WHAT YOU NEED TO DO: Repeat the material verbatim and drop the pictures.
______
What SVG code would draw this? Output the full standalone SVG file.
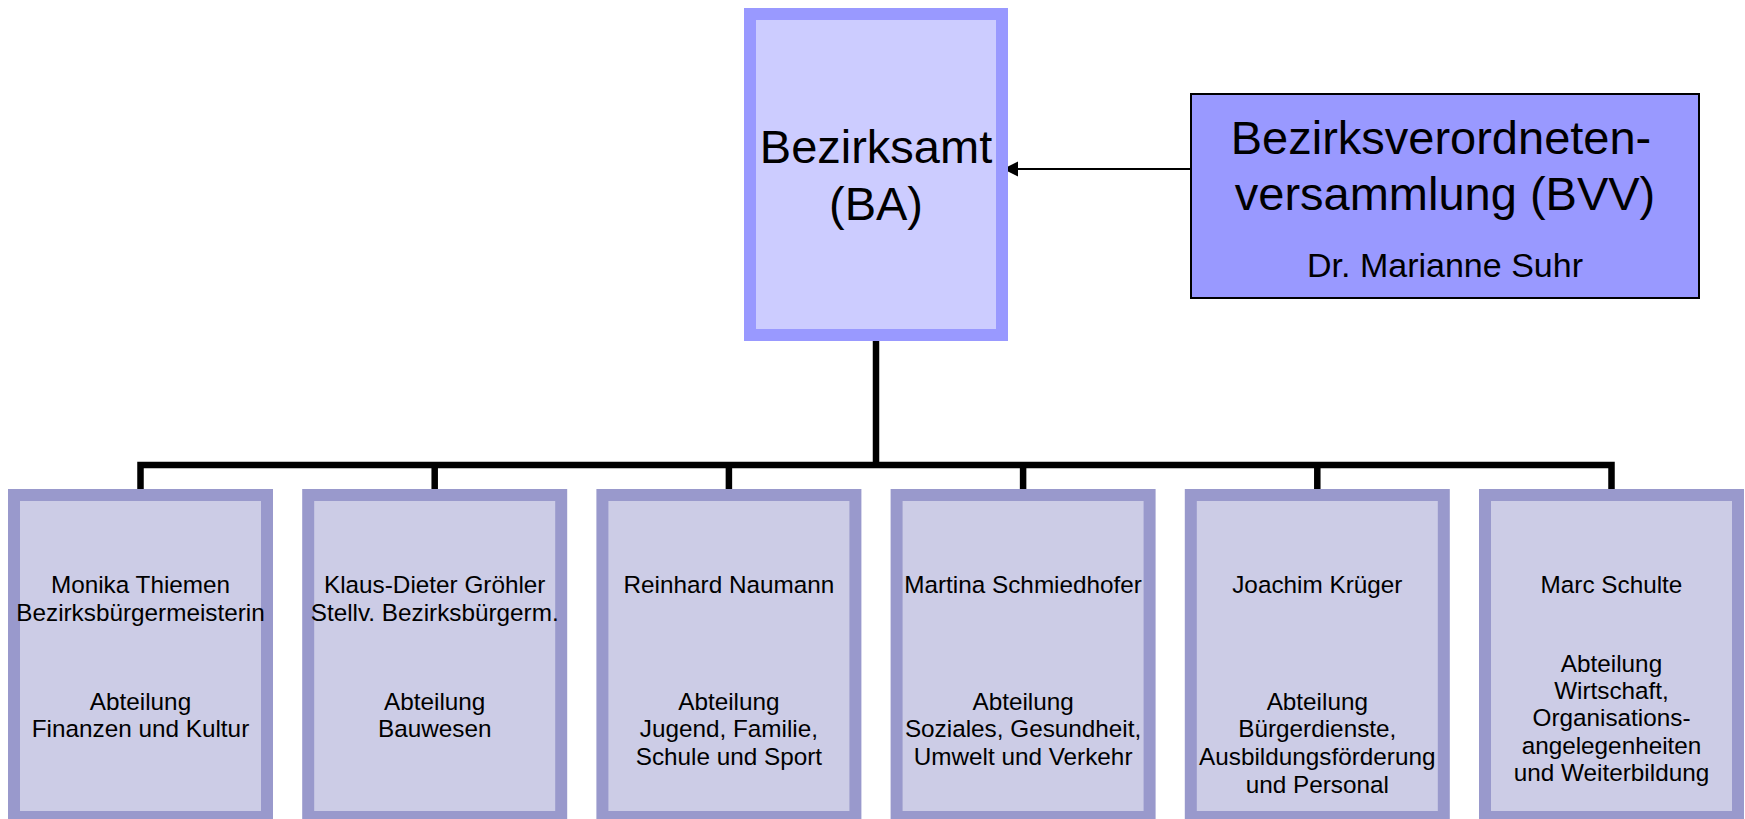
<svg xmlns="http://www.w3.org/2000/svg" width="1745" height="819" viewBox="0 0 1745 819">
<style>
text{font-family:"Liberation Sans",Arial,sans-serif;fill:#000;text-anchor:middle}
.big{font-size:47px}
.sub{font-size:34px}
.small{font-size:24.3px}
.ba{fill:#CCCCFF;stroke:#9999FF;stroke-width:12}
.bvv{fill:#9999FF;stroke:#000;stroke-width:2}
.dept{fill:#CCCCE6;stroke:#9999CC;stroke-width:12}
.conn{fill:none;stroke:#000;stroke-width:6.5;stroke-linejoin:miter}
</style>
<defs>
<marker id="arr" markerWidth="16" markerHeight="16" refX="15" refY="7.5" orient="auto" markerUnits="userSpaceOnUse">
<path d="M0,0 L15,7.5 L0,15 Z" fill="#000"/>
</marker>
</defs>
<rect width="1745" height="819" fill="#fff"/>
<g id="connectors">
<path class="conn" d="M876,341 V465"/>
<path class="conn" d="M140.5,489 V465 H1611.5 V489"/>
<path class="conn" d="M434.7,465 V489 M728.9,465 V489 M1023.1,465 V489 M1317.3,465 V489"/>
<line x1="1191" y1="169" x2="1003" y2="169" stroke="#000" stroke-width="2" marker-end="url(#arr)"/>
</g>
<g id="node-ba">
<rect class="ba" x="750" y="14" width="252" height="321"/>
<text class="big" x="876" y="163">Bezirksamt</text>
<text class="big" x="876" y="220">(BA)</text>
</g>
<g id="node-bvv">
<rect class="bvv" x="1191" y="94" width="508" height="204"/>
<text class="big" x="1441" y="154">Bezirksverordneten-</text>
<text class="big" x="1445" y="210">versammlung (BVV)</text>
<text class="sub" x="1445" y="277">Dr. Marianne Suhr</text>
</g>
<g id="dept-1">
<rect class="dept" x="14" y="495" width="253" height="322"/>
<text class="small" x="140.5" y="593">Monika Thiemen</text>
<text class="small" x="140.5" y="621">Bezirksbürgermeisterin</text>
<text class="small" x="140.5" y="710">Abteilung</text>
<text class="small" x="140.5" y="737">Finanzen und Kultur</text>
</g>
<g id="dept-2">
<rect class="dept" x="308.2" y="495" width="253" height="322"/>
<text class="small" x="434.7" y="593">Klaus-Dieter Gröhler</text>
<text class="small" x="434.7" y="621">Stellv. Bezirksbürgerm.</text>
<text class="small" x="434.7" y="710">Abteilung</text>
<text class="small" x="434.7" y="737">Bauwesen</text>
</g>
<g id="dept-3">
<rect class="dept" x="602.4" y="495" width="253" height="322"/>
<text class="small" x="728.9" y="593">Reinhard Naumann</text>
<text class="small" x="728.9" y="710">Abteilung</text>
<text class="small" x="728.9" y="737">Jugend, Familie,</text>
<text class="small" x="728.9" y="765">Schule und Sport</text>
</g>
<g id="dept-4">
<rect class="dept" x="896.6" y="495" width="253" height="322"/>
<text class="small" x="1023.1" y="593">Martina Schmiedhofer</text>
<text class="small" x="1023.1" y="710">Abteilung</text>
<text class="small" x="1023.1" y="737">Soziales, Gesundheit,</text>
<text class="small" x="1023.1" y="765">Umwelt und Verkehr</text>
</g>
<g id="dept-5">
<rect class="dept" x="1190.8" y="495" width="253" height="322"/>
<text class="small" x="1317.3" y="593">Joachim Krüger</text>
<text class="small" x="1317.3" y="710">Abteilung</text>
<text class="small" x="1317.3" y="737">Bürgerdienste,</text>
<text class="small" x="1317.3" y="765">Ausbildungsförderung</text>
<text class="small" x="1317.3" y="793">und Personal</text>
</g>
<g id="dept-6">
<rect class="dept" x="1485" y="495" width="253" height="322"/>
<text class="small" x="1611.5" y="593">Marc Schulte</text>
<text class="small" x="1611.5" y="672">Abteilung</text>
<text class="small" x="1611.5" y="699">Wirtschaft,</text>
<text class="small" x="1611.5" y="726">Organisations-</text>
<text class="small" x="1611.5" y="754">angelegenheiten</text>
<text class="small" x="1611.5" y="781">und Weiterbildung</text>
</g>
</svg>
______
ANSWER TO THIS PROBLEM:
What SVG code would draw this? Output the full standalone SVG file.
<svg xmlns="http://www.w3.org/2000/svg" width="1745" height="819" viewBox="0 0 1745 819">
<style>
text{font-family:"Liberation Sans",Arial,sans-serif;fill:#000;text-anchor:middle}
.big{font-size:47px}
.sub{font-size:34px}
.small{font-size:24.3px}
.ba{fill:#CCCCFF;stroke:#9999FF;stroke-width:12}
.bvv{fill:#9999FF;stroke:#000;stroke-width:2}
.dept{fill:#CCCCE6;stroke:#9999CC;stroke-width:12}
.conn{fill:none;stroke:#000;stroke-width:6.5;stroke-linejoin:miter}
</style>
<defs>
<marker id="arr" markerWidth="16" markerHeight="16" refX="15" refY="7.5" orient="auto" markerUnits="userSpaceOnUse">
<path d="M0,0 L15,7.5 L0,15 Z" fill="#000"/>
</marker>
</defs>
<rect width="1745" height="819" fill="#fff"/>
<g id="connectors">
<path class="conn" d="M876,341 V465"/>
<path class="conn" d="M140.5,489 V465 H1611.5 V489"/>
<path class="conn" d="M434.7,465 V489 M728.9,465 V489 M1023.1,465 V489 M1317.3,465 V489"/>
<line x1="1191" y1="169" x2="1003" y2="169" stroke="#000" stroke-width="2" marker-end="url(#arr)"/>
</g>
<g id="node-ba">
<rect class="ba" x="750" y="14" width="252" height="321"/>
<text class="big" x="876" y="163">Bezirksamt</text>
<text class="big" x="876" y="220">(BA)</text>
</g>
<g id="node-bvv">
<rect class="bvv" x="1191" y="94" width="508" height="204"/>
<text class="big" x="1441" y="154">Bezirksverordneten-</text>
<text class="big" x="1445" y="210">versammlung (BVV)</text>
<text class="sub" x="1445" y="277">Dr. Marianne Suhr</text>
</g>
<g id="dept-1">
<rect class="dept" x="14" y="495" width="253" height="322"/>
<text class="small" x="140.5" y="593">Monika Thiemen</text>
<text class="small" x="140.5" y="621">Bezirksbürgermeisterin</text>
<text class="small" x="140.5" y="710">Abteilung</text>
<text class="small" x="140.5" y="737">Finanzen und Kultur</text>
</g>
<g id="dept-2">
<rect class="dept" x="308.2" y="495" width="253" height="322"/>
<text class="small" x="434.7" y="593">Klaus-Dieter Gröhler</text>
<text class="small" x="434.7" y="621">Stellv. Bezirksbürgerm.</text>
<text class="small" x="434.7" y="710">Abteilung</text>
<text class="small" x="434.7" y="737">Bauwesen</text>
</g>
<g id="dept-3">
<rect class="dept" x="602.4" y="495" width="253" height="322"/>
<text class="small" x="728.9" y="593">Reinhard Naumann</text>
<text class="small" x="728.9" y="710">Abteilung</text>
<text class="small" x="728.9" y="737">Jugend, Familie,</text>
<text class="small" x="728.9" y="765">Schule und Sport</text>
</g>
<g id="dept-4">
<rect class="dept" x="896.6" y="495" width="253" height="322"/>
<text class="small" x="1023.1" y="593">Martina Schmiedhofer</text>
<text class="small" x="1023.1" y="710">Abteilung</text>
<text class="small" x="1023.1" y="737">Soziales, Gesundheit,</text>
<text class="small" x="1023.1" y="765">Umwelt und Verkehr</text>
</g>
<g id="dept-5">
<rect class="dept" x="1190.8" y="495" width="253" height="322"/>
<text class="small" x="1317.3" y="593">Joachim Krüger</text>
<text class="small" x="1317.3" y="710">Abteilung</text>
<text class="small" x="1317.3" y="737">Bürgerdienste,</text>
<text class="small" x="1317.3" y="765">Ausbildungsförderung</text>
<text class="small" x="1317.3" y="793">und Personal</text>
</g>
<g id="dept-6">
<rect class="dept" x="1485" y="495" width="253" height="322"/>
<text class="small" x="1611.5" y="593">Marc Schulte</text>
<text class="small" x="1611.5" y="672">Abteilung</text>
<text class="small" x="1611.5" y="699">Wirtschaft,</text>
<text class="small" x="1611.5" y="726">Organisations-</text>
<text class="small" x="1611.5" y="754">angelegenheiten</text>
<text class="small" x="1611.5" y="781">und Weiterbildung</text>
</g>
</svg>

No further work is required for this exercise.